100 pods × 0.25 vCPU × 0.5 GB on Fargate = high cost
Same workload on 3-4 optimized EC2 instances = significant savings

Bin-packing efficiency matters at scale.

Decision Framework: Fargate vs EC2 Nodes

Ask yourself these questions:

Question	Fargate If…	EC2 Nodes If…
Workload Duration	Short-lived, intermittent	Long-running, 24/7
Resource Patterns	Predictable, steady	Variable, bursty
Scale	<50 pods	>100 pods
Operational Overhead	Want zero node management	Have ops team/automation
Cost Priority	Simplicity > absolute cost	Optimize every dollar
Isolation Needs	Strong isolation required	Standard Kubernetes isolation OK
Startup Speed	Can tolerate 30-60s cold start	Need <10s pod scheduling

Hybrid Approach: Best of Both Worlds

Many organizations use both:

# Fargate for CI/CD and batch jobs
apiVersion: v1
kind: Pod
metadata:
  labels:
    workload: batch
spec:
  nodeSelector:
    eks.amazonaws.com/compute-type: fargate

# EC2 nodes for core services
apiVersion: v1
kind: Pod
metadata:
  labels:
    workload: production
spec:
  nodeSelector:
    node.kubernetes.io/instance-type: t3.large

This gives you:

Cost efficiency for steady workloads (EC2)
Operational simplicity for ephemeral workloads (Fargate)
Flexibility to optimize each workload type

Conclusion

The curious case of requests and limits on AWS EKS Fargate teaches us an important lesson: requests are king. Unlike traditional Kubernetes where limits provide burst capacity, Fargate provisions based solely on requests and rounds up to supported configurations.

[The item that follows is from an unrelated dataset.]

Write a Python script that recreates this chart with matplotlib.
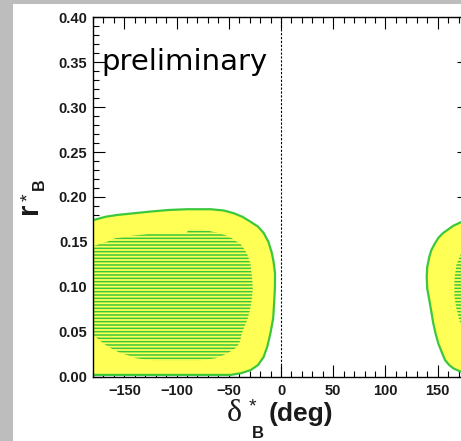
import numpy as np
import matplotlib
matplotlib.use("Agg")
import matplotlib.pyplot as plt
from matplotlib.patches import Rectangle, Polygon
from matplotlib.ticker import MultipleLocator, FormatStrFormatter

# Allowed region in the (delta_B*, r_B*) plane, delta in degrees (unwrapped, periodic in 360)
outer_delta = [-180, -188, -195, -199, -203, -206, -209.4, -212, -214.2, -216, -218,
               -220, -220.5, -220, -218, -216, -212.6, -209, -204.7, -195, -187.6,
               -179, -168, -157, -140, -125, -108, -90, -67.5, -55, -45.3, -37,
               -29.3, -22, -16.6, -12, -8.6, -7, -5.7, -5.8, -6.4, -7.5, -10, -13,
               -16.6, -22, -29, -38, -48]
outer_r = [0.002, 0.0056, 0.0093, 0.013, 0.0186, 0.027, 0.037, 0.048, 0.0594, 0.072,
           0.0854, 0.098, 0.111, 0.122, 0.1336, 0.141, 0.1485, 0.155, 0.160, 0.168,
           0.172, 0.1745, 0.178, 0.180, 0.182, 0.1838, 0.1855, 0.1864, 0.1864, 0.185,
           0.182, 0.178, 0.1726, 0.167, 0.160, 0.150, 0.137, 0.127, 0.115, 0.100,
           0.085, 0.065, 0.049, 0.034, 0.022, 0.013, 0.0074, 0.004, 0.002]

inner_delta = [-89, -76, -60, -52, -47, -42, -39, -35.7, -32.5, -29.3, -27.7, -27, -28,
               -29.6, -32, -36, -38, -39, -42, -45, -50, -55, -63, -78, -122, -138,
               -147, -155, -161, -165.5, -170, -176, -180, -185, -189, -192, -194, -194,
               -192, -188, -184, -180, -173, -167, -159, -144, -118, -100, -90]
inner_r = [0.164, 0.164, 0.160, 0.157, 0.154, 0.150, 0.148, 0.143, 0.137, 0.126, 0.111,
           0.098, 0.085, 0.075, 0.064, 0.053, 0.046, 0.040, 0.0334, 0.0305, 0.027, 0.024,
           0.0205, 0.0178, 0.0178, 0.0205, 0.024, 0.027, 0.0305, 0.0334, 0.037, 0.0427,
           0.046, 0.053, 0.062, 0.075, 0.09, 0.108, 0.125, 0.136, 0.142, 0.145, 0.148,
           0.150, 0.154, 0.1567, 0.160, 0.160, 0.160]

wrap_shifts = [0, 360]

W, H = 461, 441
YELLOW = "#ffff55"
GREEN = "#3cc83c"

plt.rcParams["font.family"] = ["Liberation Sans", "DejaVu Sans"]
plt.rcParams["hatch.linewidth"] = 1.1

fig = plt.figure(figsize=(W / 100, H / 100), dpi=100)
fig.patch.set_facecolor("#bdbdbd")
fig.add_artist(Rectangle((13 / W, 0), 1, (H - 4) / H, transform=fig.transFigure,
                         facecolor="white", edgecolor="none", zorder=-5))

ax = fig.add_axes([93 / W, 64.3 / H, 376 / W, 359.4 / H])
ax.set_xlim(-180, 180)
ax.set_ylim(0.0, 0.40)

for s in wrap_shifts:
    outer = np.column_stack([np.array(outer_delta) + s, outer_r])
    inner = np.column_stack([np.array(inner_delta) + s, inner_r])
    ax.add_patch(Polygon(outer, closed=True, facecolor=YELLOW, edgecolor=GREEN,
                         linewidth=1.6, joinstyle="round", zorder=2))
    ax.add_patch(Polygon(inner, closed=True, facecolor=YELLOW, edgecolor=GREEN,
                         linewidth=0, hatch="-----", zorder=3))

ax.axvline(0, color="black", linewidth=0.8, linestyle=(0, (2, 1.5)), zorder=4)

ax.xaxis.set_major_locator(MultipleLocator(50))
ax.xaxis.set_minor_locator(MultipleLocator(10))
ax.yaxis.set_major_locator(MultipleLocator(0.05))
ax.yaxis.set_minor_locator(MultipleLocator(0.01))
ax.yaxis.set_major_formatter(FormatStrFormatter("%.2f"))
ax.tick_params(which="both", direction="in", top=True, right=True, width=0.8,
               colors="black", labelcolor="#1a1a1a", labelsize=10.5)
ax.tick_params(which="major", length=8.5)
ax.tick_params(which="minor", length=4.5)
ax.tick_params(axis="x", pad=5)
ax.tick_params(axis="y", pad=4)
for lab in ax.get_xticklabels() + ax.get_yticklabels():
    lab.set_fontweight("bold")
for sp in ax.spines.values():
    sp.set_linewidth(1.0)
    sp.set_zorder(5)


def fx(px):
    return px / W


def fy(py):
    return 1 - py / H


# x axis title: delta*_B (deg)
fig.text(fx(227), fy(421), "δ", family="Liberation Serif", fontsize=23,
         ha="left", va="baseline", color="#1a1a1a")
fig.text(fx(249), fy(411), "*", fontsize=14, ha="left", va="baseline", color="#1a1a1a")
fig.text(fx(251.5), fy(438.5), "B", fontsize=12, fontweight="bold",
         ha="left", va="baseline", color="#1a1a1a")
fig.text(fx(269), fy(421), "(deg)", fontsize=19, fontweight="bold",
         ha="left", va="baseline", color="#1a1a1a")

# y axis title: r*_B
fig.text(fx(37), fy(214), "r", fontsize=21, fontweight="bold", rotation=90,
         rotation_mode="anchor", ha="left", va="baseline", color="#1a1a1a")
fig.text(fx(33.5), fy(201), "*", fontsize=14, rotation=90,
         rotation_mode="anchor", ha="left", va="baseline", color="#1a1a1a")
fig.text(fx(43.5), fy(190), "B", fontsize=11.5, fontweight="bold", rotation=90,
         rotation_mode="anchor", ha="left", va="baseline", color="#1a1a1a")

ax.text(-172, 0.3415, "preliminary", family="DejaVu Sans", fontsize=21,
        ha="left", va="baseline", color="black", zorder=6)

fig.savefig("out.png", dpi=100, facecolor=fig.get_facecolor())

Understanding this behavior is crucial for:

Cost optimization: Avoiding unnecessary rounding up
Performance tuning: Setting realistic expectations for your pods
Capacity planning: Knowing exactly what resources your applications have

When to use Fargate:

Batch jobs with fixed, predictable resource needs
Self-hosted CI/CD runners that spin up on-demand
Deployments with steady, predictable load patterns
Workloads requiring strong isolation
When operational simplicity outweighs cost optimization

When to avoid Fargate:

Highly variable or bursty workloads
Long-running services at scale
Cost-sensitive, high-density deployments
Stateful apps requiring node-level access

Remember: On Fargate, your limits are more of a documentation tool than a functional resource boundary. Set your requests wisely, choose the right compute type for each workload, and you’ll master the art of Fargate cost management.